- _Goal_:
Give back, word for word, only the lines from the opening of the records through the one with "fig = plt.figure(figsize=(6.37, 4.52), dpi=100)". Pictures stay out.

- _Exercise data_:
────────────────────

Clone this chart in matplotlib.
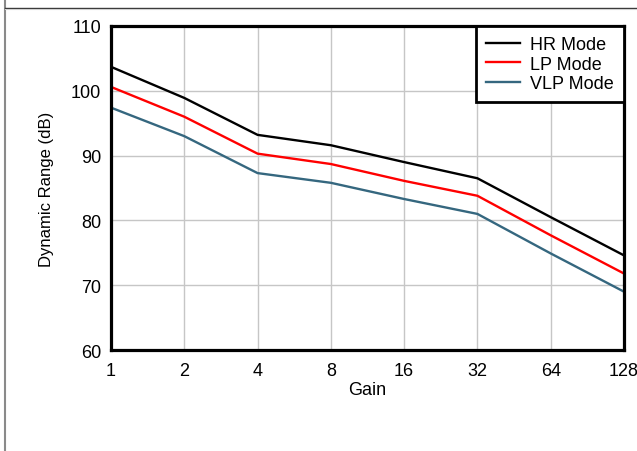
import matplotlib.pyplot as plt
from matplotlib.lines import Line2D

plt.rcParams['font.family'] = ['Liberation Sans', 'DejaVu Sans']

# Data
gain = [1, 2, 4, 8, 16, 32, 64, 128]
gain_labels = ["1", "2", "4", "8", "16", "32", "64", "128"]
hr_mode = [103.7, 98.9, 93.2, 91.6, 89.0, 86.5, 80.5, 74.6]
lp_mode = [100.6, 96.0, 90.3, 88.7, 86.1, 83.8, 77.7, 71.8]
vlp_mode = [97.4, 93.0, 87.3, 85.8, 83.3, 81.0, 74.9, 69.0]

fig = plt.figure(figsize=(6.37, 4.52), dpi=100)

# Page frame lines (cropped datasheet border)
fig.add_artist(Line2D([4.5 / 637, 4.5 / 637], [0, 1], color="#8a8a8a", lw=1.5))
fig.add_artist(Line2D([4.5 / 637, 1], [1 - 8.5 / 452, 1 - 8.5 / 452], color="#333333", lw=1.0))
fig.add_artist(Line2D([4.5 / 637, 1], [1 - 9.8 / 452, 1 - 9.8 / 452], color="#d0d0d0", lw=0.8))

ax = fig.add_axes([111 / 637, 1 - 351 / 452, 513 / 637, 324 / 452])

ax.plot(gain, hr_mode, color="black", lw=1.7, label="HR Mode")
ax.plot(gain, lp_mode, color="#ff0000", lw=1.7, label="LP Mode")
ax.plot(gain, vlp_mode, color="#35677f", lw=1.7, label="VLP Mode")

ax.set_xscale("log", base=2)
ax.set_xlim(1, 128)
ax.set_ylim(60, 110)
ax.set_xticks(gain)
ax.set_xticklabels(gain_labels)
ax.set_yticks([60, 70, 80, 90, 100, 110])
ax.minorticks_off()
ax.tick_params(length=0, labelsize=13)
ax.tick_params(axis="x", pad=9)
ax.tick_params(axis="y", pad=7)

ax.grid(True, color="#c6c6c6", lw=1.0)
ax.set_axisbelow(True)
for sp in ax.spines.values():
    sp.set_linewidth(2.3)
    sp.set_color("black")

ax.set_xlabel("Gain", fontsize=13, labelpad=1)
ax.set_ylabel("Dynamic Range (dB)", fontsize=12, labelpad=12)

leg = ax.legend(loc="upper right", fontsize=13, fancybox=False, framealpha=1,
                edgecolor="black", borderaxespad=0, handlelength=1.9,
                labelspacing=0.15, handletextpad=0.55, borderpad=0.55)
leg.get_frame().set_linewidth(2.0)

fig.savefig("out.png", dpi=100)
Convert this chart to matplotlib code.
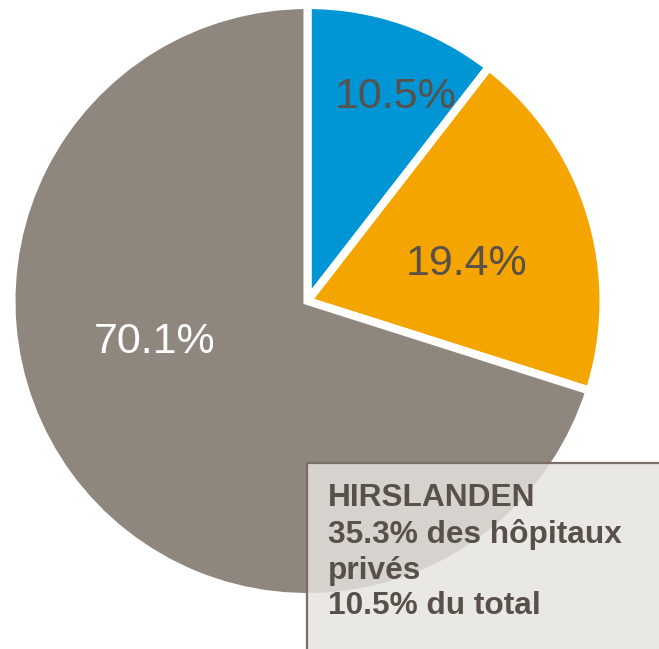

────────────────────

- _The reply_:
Clone this chart in matplotlib.
import matplotlib.pyplot as plt
from matplotlib.lines import Line2D

plt.rcParams['font.family'] = ['Liberation Sans', 'DejaVu Sans']

# Data
gain = [1, 2, 4, 8, 16, 32, 64, 128]
gain_labels = ["1", "2", "4", "8", "16", "32", "64", "128"]
hr_mode = [103.7, 98.9, 93.2, 91.6, 89.0, 86.5, 80.5, 74.6]
lp_mode = [100.6, 96.0, 90.3, 88.7, 86.1, 83.8, 77.7, 71.8]
vlp_mode = [97.4, 93.0, 87.3, 85.8, 83.3, 81.0, 74.9, 69.0]

fig = plt.figure(figsize=(6.37, 4.52), dpi=100)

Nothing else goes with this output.